Music Q&A: Tullie the Rapper
Tullie the Rapper has one goal: Make people dance until their feet hurt, so reads his biography at tullietherapper.com.
What the bio does not mention, however, is that pop-electronic-rapper Tullie Bailey is from Clifton.
He has friends and family in Mesa County, and some appeared in a “Rosario Dawson” music video shot at a private pool in the area earlier this year.
In a recent interview, Bailey talked about his upcoming birthday bash, being a rapper from western Colorado and his favorite place to hang out in Clifton.
He turned 30 on Nov. 4, and will celebrate locally with a B-Day Bash at 8 p.m. Saturday, Nov. 19, at Mesa Theater and Club, 538 Main St.

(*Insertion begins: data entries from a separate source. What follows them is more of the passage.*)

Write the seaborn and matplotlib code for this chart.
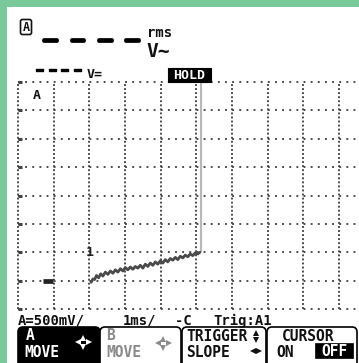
import matplotlib
matplotlib.use("Agg")
import matplotlib.pyplot as plt
import seaborn as sns
import pandas as pd
from matplotlib.patches import Rectangle, FancyBboxPatch
import matplotlib.patheffects as pe

# ---------------- data ----------------
TIME_DIVS = [-2, -1, 0, 1, 2, 3, 4, 5, 6, 7]            # ms (1 ms/div)
VOLT_DIVS = [-0.5, 0.0, 0.5, 1.0, 1.5, 2.0, 2.5, 3.0, 3.5]  # V (500 mV/div)
TRACE_T = [0.05, 0.10, 0.15, 0.20, 0.26, 0.32, 0.38, 0.45, 0.52, 0.59, 0.66,
           0.73, 0.80, 0.87, 0.94, 1.01, 1.08, 1.15, 1.22, 1.29, 1.36, 1.43,
           1.50, 1.57, 1.64, 1.71, 1.78, 1.85, 1.92, 1.99, 2.06, 2.13, 2.20,
           2.27, 2.34, 2.41, 2.48, 2.55, 2.62, 2.69, 2.76, 2.83, 2.90, 2.97,
           3.04, 3.10]
TRACE_V = [-0.03, 0.03, 0.02, 0.09, 0.05, 0.12, 0.08, 0.15, 0.11, 0.17, 0.13,
           0.19, 0.15, 0.21, 0.17, 0.23, 0.19, 0.24, 0.20, 0.25, 0.22, 0.27,
           0.22, 0.29, 0.25, 0.31, 0.27, 0.33, 0.29, 0.35, 0.31, 0.37, 0.33,
           0.39, 0.36, 0.41, 0.37, 0.43, 0.40, 0.45, 0.42, 0.47, 0.44, 0.49,
           0.47, 0.50]
CURSOR_T = 3.12
GROUND_T = -1.15
TRIG_T, TRIG_V = 0.0, 0.5
BOTTOM_LABELS = ["A=500mV/", "1ms/", "-C", "Trig:A1"]

# ---------------- style ----------------
sns.set_style("white")
plt.rcParams["font.family"] = ["DejaVu Sans"]
plt.rcParams["lines.scale_dashes"] = False
MONO = "DejaVu Sans Mono"
GREEN = "#7ac99b"
GRID = "#444444"

W, H = 359, 363
fig = plt.figure(figsize=(W / 100, H / 100), dpi=100)
fig.patch.set_facecolor("white")

# scope screen axes (x: 18..359 px, y: 82..309 px)
ax = fig.add_axes([18 / W, (H - 309) / H, 341 / W, 227 / H])
ax.set_xlim(-2, -2 + 341 / 35.67)
ax.set_ylim(-0.5, 3.5)
ax.set_axis_off()

for t in TIME_DIVS:
    ax.axvline(t, color=GRID, lw=1.35, ls=(0, (1.35, 1.57)), clip_on=False, zorder=1)
for v in VOLT_DIVS:
    ax.axhline(v, color=GRID, lw=1.35, ls=(0, (1.35, 3.79)), clip_on=False, zorder=1)
    ax.hlines(v, -2, -1.88, color=GRID, lw=2.2, clip_on=False, zorder=1)

# cursor line
ax.vlines(CURSOR_T, 0.5, 3.5, color="#b8b8b8", lw=1.6, zorder=2)

df = pd.DataFrame({"t": TRACE_T, "v": TRACE_V})
sns.lineplot(data=df, x="t", y="v", ax=ax, color="#4a4a4a", lw=2.0,
             sort=False, estimator=None, zorder=3)
ax.set_xlabel("")
ax.set_ylabel("")

# ground marker and trigger marker
ax.plot([GROUND_T], [0], marker="_", ms=7, mew=3.4, color="#222222", clip_on=False)
ax.text(TRIG_T, TRIG_V, "1", family=MONO, weight="bold", fontsize=9.5,
        ha="center", va="center", color="#222222", zorder=4)

# ---------------- overlay in pixel coords ----------------
ov = fig.add_axes([0, 0, 1, 1])
ov.set_xlim(0, W)
ov.set_ylim(H, 0)
ov.set_axis_off()

# green border (top and left)
ov.add_patch(Rectangle((0, 0), W, 6.5, color=GREEN, lw=0))
ov.add_patch(Rectangle((0, 0), 7, H, color=GREEN, lw=0))

# boxed A
ov.add_patch(FancyBboxPatch((20.5, 19.5), 11, 15, boxstyle="round,pad=0,rounding_size=2",
                            fc="white", ec="#111111", lw=1.2))
ov.text(26, 27.5, "A", family=MONO, weight="bold", fontsize=8.5,
        ha="center", va="center", color="#111111")

# big reading placeholder
ov.text(43.5, 40, "\u2014   \u2014   \u2014   \u2014", fontsize=10.1, ha="left", va="center",
        color="black", path_effects=[pe.withStroke(linewidth=2.7, foreground="black")])
ov.text(147, 37, "rms", family=MONO, weight="bold", fontsize=10, ha="left",
        va="baseline", color="#111111")
ov.text(146, 57, "V~", family=MONO, weight="bold", fontsize=14, ha="left",
        va="baseline", color="#111111")

# small reading placeholder
ov.text(35, 70, "\u2013\u2009\u2013\u2009\u2013\u2009\u2013", fontsize=13, ha="left", va="center",
        color="black", path_effects=[pe.withStroke(linewidth=1.0, foreground="black")])
ov.text(87, 78, "V=", family=MONO, weight="bold", fontsize=9.5, ha="left",
        va="baseline", color="#111111")

# HOLD badge
ov.add_patch(Rectangle((168, 68), 43, 14, fc="black", ec="black", lw=0.8))
ov.text(189.5, 75.5, "HOLD", family=MONO, weight="bold", fontsize=9.5,
        ha="center", va="center", color="white")

# channel label inside screen
ov.text(33, 99, "A", family=MONO, weight="bold", fontsize=9.5, ha="left",
        va="baseline", color="#111111")

# bottom status line
for lbl, x0 in zip(BOTTOM_LABELS, [18, 123, 175, 213]):
    ov.text(x0, 325, lbl, family=MONO, weight="bold", fontsize=10, ha="left",
            va="baseline", color="#111111")

# soft-key buttons
ov.add_patch(FancyBboxPatch((18, 327), 82, 50, boxstyle="round,pad=0,rounding_size=5",
                            fc="black", ec="black", lw=1.2))
ov.add_patch(FancyBboxPatch((100, 327), 81, 50, boxstyle="round,pad=0,rounding_size=5",
                            fc="white", ec="black", lw=1.2))
ov.add_patch(FancyBboxPatch((182, 327), 84, 50, boxstyle="round,pad=0,rounding_size=5",
                            fc="white", ec="black", lw=1.2))
ov.add_patch(FancyBboxPatch((267, 327), 90, 50, boxstyle="round,pad=0,rounding_size=5",
                            fc="white", ec="black", lw=1.2))

def btn_text(x, y, s, color):
    ov.text(x, y, s, family=MONO, weight="bold", fontsize=10.5, ha="left",
            va="baseline", color=color)

def move_icon(cx, cy, color):
    ov.plot([cx], [cy - 4.5], marker="^", ms=3.8, color=color, mew=0)
    ov.plot([cx], [cy + 4.5], marker="v", ms=3.8, color=color, mew=0)
    ov.plot([cx - 5.5], [cy], marker="<", ms=3.8, color=color, mew=0)
    ov.plot([cx + 5.5], [cy], marker=">", ms=3.8, color=color, mew=0)

btn_text(26, 340, "A", "white")
btn_text(24, 357, "MOVE", "white")
move_icon(83, 342, "white")

btn_text(106, 340, "B", "#8a8a8a")
btn_text(106, 357, "MOVE", "#8a8a8a")
move_icon(163, 343, "#8a8a8a")

btn_text(186, 341, "TRIGGER", "#111111")
ov.plot([256], [333], marker="^", ms=3.8, color="#111111", mew=0)
ov.plot([256], [339.5], marker="v", ms=3.8, color="#111111", mew=0)
btn_text(186, 357, "SLOPE", "#111111")
ov.plot([253], [351], marker="<", ms=4, color="#111111", mew=0)
ov.plot([259], [351], marker=">", ms=4, color="#111111", mew=0)

btn_text(282, 341, "CURSOR", "#111111")
btn_text(276, 357, "ON", "#111111")
ov.add_patch(Rectangle((315, 343), 38, 15, fc="black", ec="black", lw=0.5))
ov.text(334, 351, "OFF", family=MONO, weight="bold", fontsize=10.5, ha="center",
        va="center", color="white")

fig.savefig("out.png", dpi=100, facecolor="white")
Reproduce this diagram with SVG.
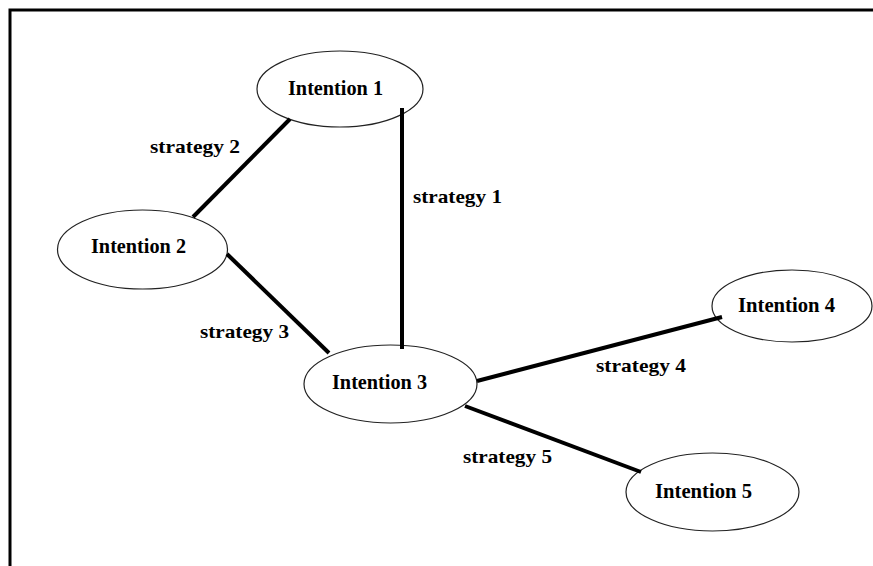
<svg xmlns="http://www.w3.org/2000/svg" width="873" height="566" viewBox="0 0 873 566">
<style>
.node ellipse{fill:#fff;stroke:#222;stroke-width:1.2}
.node text{font-family:"Liberation Serif","Times New Roman",serif;font-weight:bold;font-size:20px;fill:#000}
.edge line{stroke:#000;stroke-width:4;stroke-linecap:butt}
.lbl{font-family:"Liberation Serif","Times New Roman",serif;font-weight:bold;font-size:19.5px;fill:#000}
</style>
<rect width="873" height="566" fill="#fff"/>
<path d="M10,566 V10 H873" fill="none" stroke="#000" stroke-width="3"/>
<g id="intention1" class="node">
<ellipse cx="340" cy="89" rx="83" ry="38"/>
<text x="288" y="95" textLength="95" lengthAdjust="spacingAndGlyphs">Intention 1</text>
</g>
<g id="intention2" class="node">
<ellipse cx="142.5" cy="249.5" rx="85" ry="39.5"/>
<text x="91" y="253" textLength="95" lengthAdjust="spacingAndGlyphs">Intention 2</text>
</g>
<g id="intention3" class="node">
<ellipse cx="390.5" cy="384" rx="86.5" ry="39"/>
<text x="332" y="389" textLength="95" lengthAdjust="spacingAndGlyphs">Intention 3</text>
</g>
<g id="intention4" class="node">
<ellipse cx="792" cy="306" rx="80" ry="36"/>
<text x="738" y="312" textLength="97" lengthAdjust="spacingAndGlyphs">Intention 4</text>
</g>
<g id="intention5" class="node">
<ellipse cx="712.5" cy="492" rx="86.5" ry="39"/>
<text x="655" y="498" textLength="97" lengthAdjust="spacingAndGlyphs">Intention 5</text>
</g>
<g id="connectors" class="edge">
<line x1="402" y1="108" x2="402" y2="349"/>
<line x1="290" y1="119" x2="193" y2="217"/>
<line x1="227" y1="254" x2="329" y2="353"/>
<line x1="477" y1="381" x2="722" y2="317"/>
<line x1="465" y1="406" x2="641" y2="472"/>
</g>
<g id="labels">
<text class="lbl" x="150" y="153" textLength="90" lengthAdjust="spacingAndGlyphs">strategy 2</text>
<text class="lbl" x="413" y="203" textLength="89" lengthAdjust="spacingAndGlyphs">strategy 1</text>
<text class="lbl" x="200" y="338" textLength="89" lengthAdjust="spacingAndGlyphs">strategy 3</text>
<text class="lbl" x="596" y="372" textLength="90" lengthAdjust="spacingAndGlyphs">strategy 4</text>
<text class="lbl" x="463" y="463" textLength="89" lengthAdjust="spacingAndGlyphs">strategy 5</text>
</g>
</svg>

It’s an all ages show, featuring, among other artists, Black Pegasus and Bad Karma Kings.
Cover is $10.
Melinda Mawdsley: When did you move away from Clifton and what made you go?
Tullie the Rapper: Grand Junction was kind of too small for me. The lifestyle is nice to visit, but I was always interested in culture that wasn’t here. I gravitated toward busier things.
Mawdsley: Grand Junction didn’t have the rap scene you were looking for?
Tullie: There’s been a live music scene here. There wasn’t really a hip-hop scene.
Mawdsley: Then where does your interest in rap come from?
Tullie: Ever since I was a very small child, I had this natural interest in rap music. I felt like the beats spoke to me. Everyone around me was into heavy metal and rock, like Nirvana. For whatever reason, it didn’t connect with me.
Mawdsley: Where did you grow up?
Tullie: I’m from a non-privileged family raised in the heart of Clifton. Clifton is not necessarily the place where people find refuge, but that neighborhood gives me the home-town feeling. The neighborhood I grew up in was 32 and D 1/2 Road.
Mawdsley: Where is your favorite place in Clifton?
Tullie: I always end up at the Clifton Rooster’s. (Fly’n Rooster’s is a restaurant at 569 32 Road.)
Mawdsley: I’m guessing you work your childhood into your music.
Tullie: I definitely work it into my music.
Mawdsley: Tell me about your music.
Tullie: With my music, I try to walk the line of sharing an experience with the fan but also what’s negative about certain life choices. I’m not a Christian rapper, and I curse in my music, but I try to walk the fine line of keeping a positive message, while letting people who don’t normally hear positive messages, get it.
Mawdsley: Other rappers know where Grand Junction is?
Tullie: (Laughing) When I first started getting into it, there was an underground movement where I could go from city to city and at least 100 kids would show up. When I started, people were like, “This is from Colorado? That’s crazy.” I play Grand Junction fairly often. It’s my third time at Mesa Theater. The best show I ever had was in Los Angeles like three or four years ago, but none of the shows are like the Grand Junction shows. I know a good number of people here. It’s not only my music, it’s our music. So many people have invested in me.